The image of the watermelon men created that. I think the image of the Black woman in “Gone With the Wind” created something else entirely. The idea of Mammy, the idea was so misconstrued of a woman who was working at her job and doing it exceptionally well [that it] becomes a caricature—a woman who is a slave, who couldn’t get another job because, by law, she had to be a slave. … And then we make fun of it, and we make a caricature of it when, in fact, these women were strong, honest, and they took care of people’s families, they clothed them, they fed them.
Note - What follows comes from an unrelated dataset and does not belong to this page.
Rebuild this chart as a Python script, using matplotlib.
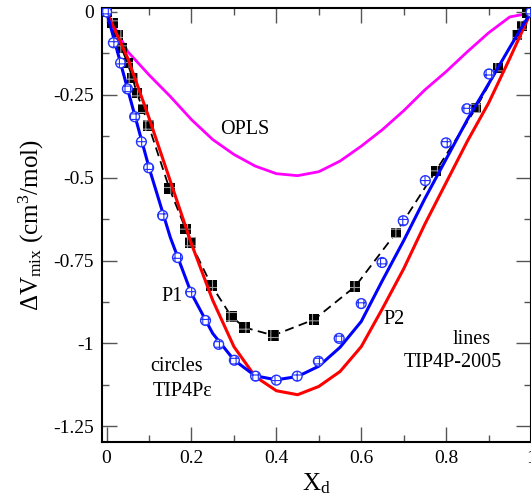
import numpy as np
import matplotlib
matplotlib.use("Agg")
import matplotlib.pyplot as plt
from matplotlib.ticker import MultipleLocator

plt.rcParams['font.family'] = ['Liberation Serif', 'DejaVu Serif']
plt.rcParams['mathtext.fontset'] = 'custom'
plt.rcParams['mathtext.rm'] = 'Liberation Serif'
plt.rcParams['mathtext.it'] = 'Liberation Serif:italic'
plt.rcParams['hatch.linewidth'] = 0.8

# OPLS (magenta line)
x_opls = [0, 0.05, 0.1, 0.15, 0.2, 0.25, 0.3, 0.35, 0.4, 0.45, 0.5,
          0.55, 0.6, 0.65, 0.7, 0.75, 0.8, 0.85, 0.9, 0.95, 1.0]
y_opls = [0, -0.12, -0.19, -0.255, -0.325, -0.385, -0.43, -0.465, -0.488, -0.494, -0.482,
          -0.45, -0.405, -0.355, -0.298, -0.235, -0.18, -0.12, -0.063, -0.015, -0.003]

# TIP4P-2005 lines
x_line = [0, 0.05, 0.1, 0.15, 0.2, 0.25, 0.3, 0.35, 0.4, 0.45, 0.5,
          0.55, 0.6, 0.65, 0.7, 0.75, 0.8, 0.85, 0.9, 0.95, 1.0]
y_p1_line = [0, -0.235, -0.47, -0.68, -0.85, -0.97, -1.05, -1.098, -1.11, -1.10, -1.069,
             -1.012, -0.934, -0.81, -0.69, -0.563, -0.444, -0.325, -0.217, -0.107, 0]
y_p2_line = [0, -0.14, -0.32, -0.51, -0.70, -0.87, -1.01, -1.10, -1.143, -1.155, -1.13,
             -1.085, -1.01, -0.895, -0.775, -0.64, -0.515, -0.39, -0.275, -0.14, 0]

# TIP4Pe circles (P1)
x_circ = [0, 0.016, 0.033, 0.049, 0.066, 0.082, 0.099, 0.132, 0.167, 0.198, 0.233,
          0.264, 0.301, 0.351, 0.4, 0.449, 0.499, 0.548, 0.6, 0.649, 0.699, 0.751,
          0.8, 0.849, 0.901, 1.0]
y_circ = [0, -0.093, -0.154, -0.232, -0.316, -0.392, -0.470, -0.614, -0.741, -0.846, -0.931,
          -1.003, -1.051, -1.099, -1.111, -1.099, -1.054, -0.985, -0.880, -0.756, -0.630, -0.509,
          -0.395, -0.292, -0.187, 0]

# TIP4Pe squares (P2, dashed)
x_sq = [0, 0.014, 0.026, 0.035, 0.049, 0.061, 0.071, 0.085, 0.099, 0.148, 0.186, 0.198,
        0.247, 0.294, 0.325, 0.393, 0.489, 0.586, 0.682, 0.776, 0.871, 0.922, 0.967,
        0.979, 0.99]
y_sq = [0, -0.033, -0.069, -0.108, -0.154, -0.199, -0.244, -0.292, -0.343, -0.533, -0.654, -0.696,
        -0.825, -0.919, -0.952, -0.976, -0.928, -0.828, -0.666, -0.479, -0.289, -0.169, -0.069,
        -0.042, -0.003]

fig = plt.figure(figsize=(5.31, 4.99), dpi=100)
ax = fig.add_axes([0.192, 0.114, 0.808, 0.870])

ax.plot(x_opls, y_opls, color='#ff00ff', lw=2.0, zorder=2)
ax.plot(x_sq, y_sq, color='black', lw=1.3, ls=(0, (5, 3)), zorder=3)
ax.scatter(x_sq, y_sq, marker='s', s=55, facecolors='black', edgecolors='#9a9a9a',
           hatch='++', linewidths=0, zorder=4)
ax.plot(x_line, y_p2_line, color='#ff0000', lw=2.2, zorder=5)
ax.plot(x_line, y_p1_line, color='#0000ff', lw=2.2, zorder=6)
ax.scatter(x_circ, y_circ, marker='o', s=50, facecolors='white', edgecolors='#2233ff',
           hatch='+++', linewidths=1.0, zorder=7)

fs = 14.5
ax.text(0.325, -0.355, 'OPLS', fontsize=fs, ha='center', va='center')
ax.text(0.155, -0.86, 'P1', fontsize=fs, ha='center', va='center')
ax.text(0.678, -0.928, 'P2', fontsize=fs, ha='center', va='center')
ax.text(0.165, -1.069, 'circles', fontsize=fs, ha='center', va='center')
ax.text(0.18, -1.145, 'TIP4Pε', fontsize=fs, ha='center', va='center')
ax.text(0.859, -0.988, 'lines', fontsize=fs, ha='center', va='center')
ax.text(0.815, -1.057, 'TIP4P-2005', fontsize=fs, ha='center', va='center')

ax.set_xlim(-0.011, 1.0)
ax.set_ylim(-1.298, 0.012)
ax.xaxis.set_minor_locator(MultipleLocator(0.1))
ax.yaxis.set_minor_locator(MultipleLocator(0.125))
ax.set_xticks([0, 0.2, 0.4, 0.6, 0.8, 1.0])
ax.set_xticklabels(['0', '0.2', '0.4', '0.6', '0.8', '1'])
ax.set_yticks([0, -0.25, -0.5, -0.75, -1.0, -1.25])
ax.set_yticklabels(['0', '-0.25', '-0.5', '-0.75', '-1', '-1.25'])
ax.tick_params(which='both', direction='in', top=True, right=True, labelsize=14,
               color='#555555', width=1.0)
ax.tick_params(which='major', length=11, pad=6)
ax.tick_params(which='minor', length=5)
for sp in ax.spines.values():
    sp.set_linewidth(1.5)

ax.set_xlabel(r'X$_{\rm d}$', fontsize=18, labelpad=3)
ax.set_ylabel(r'ΔV$_{\rm mix}$ (cm$^{3}$/mol)', fontsize=18, labelpad=5)

fig.savefig('out.png', dpi=100)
Was their English broken? Yes, it was because it was against the law to learn how to read and write, and you couldn't go to school. This institutionalized racism created the environment in which they had to operate, and then they were made fun of because they had to operate in an environment that was institutionalized against them. That’s double bias in a nutshell.
FQ: How can storytellers become more conscious of bias, to create content that reflects our diverse reality and authentically connects to a broader audience?
Gee: Each one of us brings our personal experiences and perspective to our work. It is important to ensure our teams are made of a diverse group of individuals so various perspectives are represented. This includes our brand marketing teams, agency partners, cross-functional team members and, in some cases, leaning in to employee resource groups to help bring forth fresh perspectives. As co-chair of MOSAIC, PepsiCo’s Black employee resource group, we’ve partnered with several brands on major projects. Teamwork truly makes the dream work.
As Draper reminds us, “People don’t just become hidden figures. They’re marginalized into being hidden figures because their stories are diminished and undervalued. Images creature culture; we embody the information we receive from the cultures we are a part of. It is up to us, as marketers, to be conscious of the stories we are sharing. We must be conscious that everyone—even, especially, historically “hidden figures—has narrative power. Again, it feels appropriate to end with a quote from Draper: “Don’t cut off the supply of stories—let everyone have an opportunity to tell them.”